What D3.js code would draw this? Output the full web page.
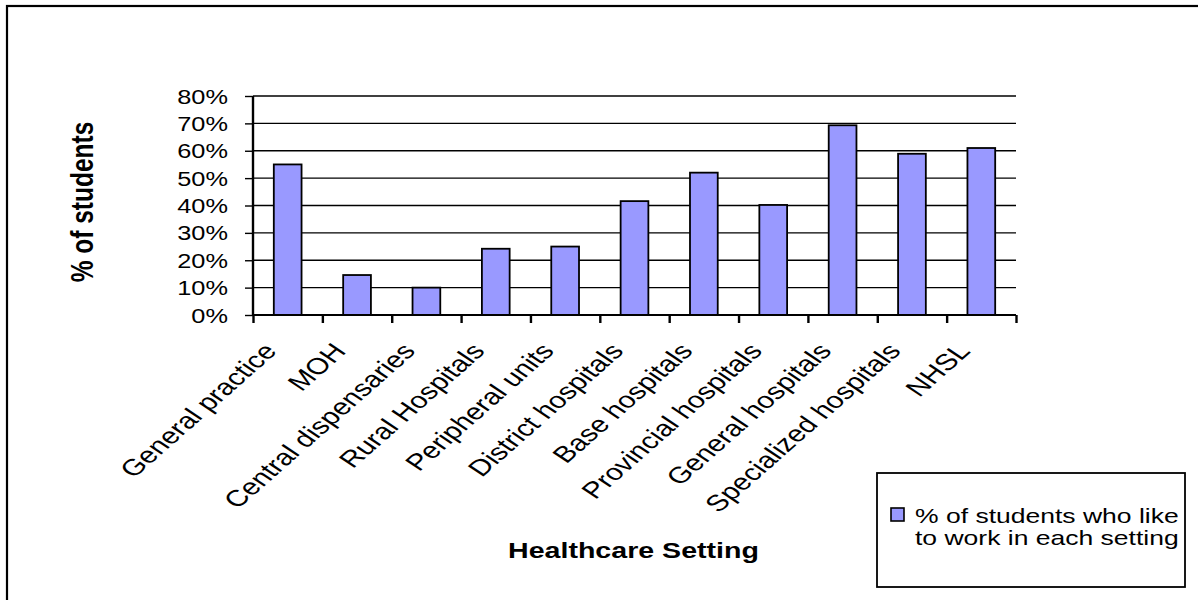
<!DOCTYPE html>
<html>
<head>
<meta charset="utf-8">
<script src="https://cdn.jsdelivr.net/npm/d3@7"></script>
<style>
  html, body { margin: 0; padding: 0; background: #fff; }
  svg { display: block; font-family: "Liberation Sans", Arial, sans-serif; }
</style>
</head>
<body>
<svg id="chart" width="1198" height="600"></svg>
<script>
// Healthcare settings and share of students who would like to work in each
const categories = [
  "General practice", "MOH", "Central dispensaries", "Rural Hospitals",
  "Peripheral units", "District hospitals", "Base hospitals",
  "Provincial hospitals", "General hospitals", "Specialized hospitals", "NHSL"
];
const values = [55, 14.6, 10, 24.2, 25, 41.6, 52, 40.2, 69.3, 58.9, 61];
const yTicks = [0, 10, 20, 30, 40, 50, 60, 70, 80];
const seriesName = ["% of students who like", "to work in each setting"];
const xTitle = "Healthcare Setting";
const yTitle = "% of students";

// Glyphs are drawn a little wider than tall
const SX = 1.3;

const svg = d3.select("#chart");
const plot = { left: 253, right: 1016, top: 96, bottom: 315 };

const x = d3.scaleBand().domain(categories).range([plot.left, plot.right]).padding(0);
const y = d3.scaleLinear().domain([0, 80]).range([plot.bottom, plot.top]);

// Outer frame
svg.append("rect")
  .attr("x", 7).attr("y", 6).attr("width", 1200).attr("height", 620)
  .attr("fill", "none").attr("stroke", "#000").attr("stroke-width", 2.2);

// Horizontal gridlines
svg.append("g").selectAll("line").data(yTicks.filter(d => d > 0)).join("line")
  .attr("x1", plot.left).attr("x2", plot.right)
  .attr("y1", d => y(d)).attr("y2", d => y(d))
  .attr("stroke", "#000").attr("stroke-width", 1.4);

// Bars
const barW = x.bandwidth() * 0.4;
svg.append("g").selectAll("rect").data(values).join("rect")
  .attr("x", (d, i) => x(categories[i]) + x.bandwidth() / 2 - barW / 2)
  .attr("y", d => y(d))
  .attr("width", barW)
  .attr("height", d => y(0) - y(d))
  .attr("fill", "#9999FF")
  .attr("stroke", "#000").attr("stroke-width", 1.8);

// Y axis
const yAxis = svg.append("g").attr("transform", `translate(${plot.left},0)`)
  .call(d3.axisLeft(y).tickValues(yTicks).tickSize(8).tickFormat(""));
yAxis.select(".domain").attr("stroke-width", 2.4).attr("d", `M0,${plot.top}V${plot.bottom}`);
yAxis.selectAll(".tick line").attr("stroke-width", 1.4);

svg.append("g").selectAll("text").data(yTicks).join("text")
  .attr("transform", d => `translate(228,${y(d) + 7.5}) scale(${SX},1)`)
  .attr("text-anchor", "end")
  .attr("font-size", 19.5)
  .attr("fill", "#000")
  .text(d => d + "%");

// X axis with ticks at category boundaries
const xb = d3.scaleLinear().domain([0, categories.length]).range([plot.left, plot.right]);
const xAxis = svg.append("g").attr("transform", `translate(0,${plot.bottom})`)
  .call(d3.axisBottom(xb).ticks(categories.length).tickSize(8).tickFormat(""));
xAxis.select(".domain").attr("stroke-width", 1.8).attr("d", `M${plot.left},0H${plot.right}`);
xAxis.selectAll(".tick line").attr("stroke-width", 2.4);

// Category labels, slanted
svg.append("g").selectAll("text").data(categories).join("text")
  .attr("transform", d => `translate(${x(d) + x.bandwidth() / 2 - 26},341) scale(${SX},1) rotate(-48.9)`)
  .attr("text-anchor", "end")
  .attr("dy", "0.72em")
  .attr("font-size", 23)
  .attr("fill", "#000")
  .text(d => d);

// Axis titles
svg.append("text")
  .attr("transform", `translate(633.5,558) scale(${SX},1)`)
  .attr("text-anchor", "middle")
  .attr("font-size", 22)
  .attr("font-weight", "bold")
  .text(xTitle);

svg.append("text")
  .attr("transform", `translate(93,202) scale(${SX},1) rotate(-90)`)
  .attr("text-anchor", "middle")
  .attr("font-size", 24.5)
  .attr("font-weight", "bold")
  .text(yTitle);

// Legend
const lg = svg.append("g");
lg.append("rect")
  .attr("x", 877).attr("y", 473).attr("width", 308).attr("height", 114)
  .attr("fill", "#fff").attr("stroke", "#000").attr("stroke-width", 1.8);
lg.append("rect")
  .attr("x", 891).attr("y", 508).attr("width", 13).attr("height", 13)
  .attr("fill", "#9999FF").attr("stroke", "#000").attr("stroke-width", 1.6);
lg.selectAll("text.entry").data(seriesName).join("text")
  .attr("class", "entry")
  .attr("transform", (d, i) => `translate(915,${522.5 + i * 22.5}) scale(${SX},1)`)
  .attr("font-size", 20.4)
  .attr("fill", "#000")
  .text(d => d);
</script>
</body>
</html>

**********

PROBLEM TO WORK ON:
Pick out all lines from the data above in which the word "would" appears.

FINAL ANSWER:
What D3.js code would draw this? Output the full web page.
// Healthcare settings and share of students who would like to work in each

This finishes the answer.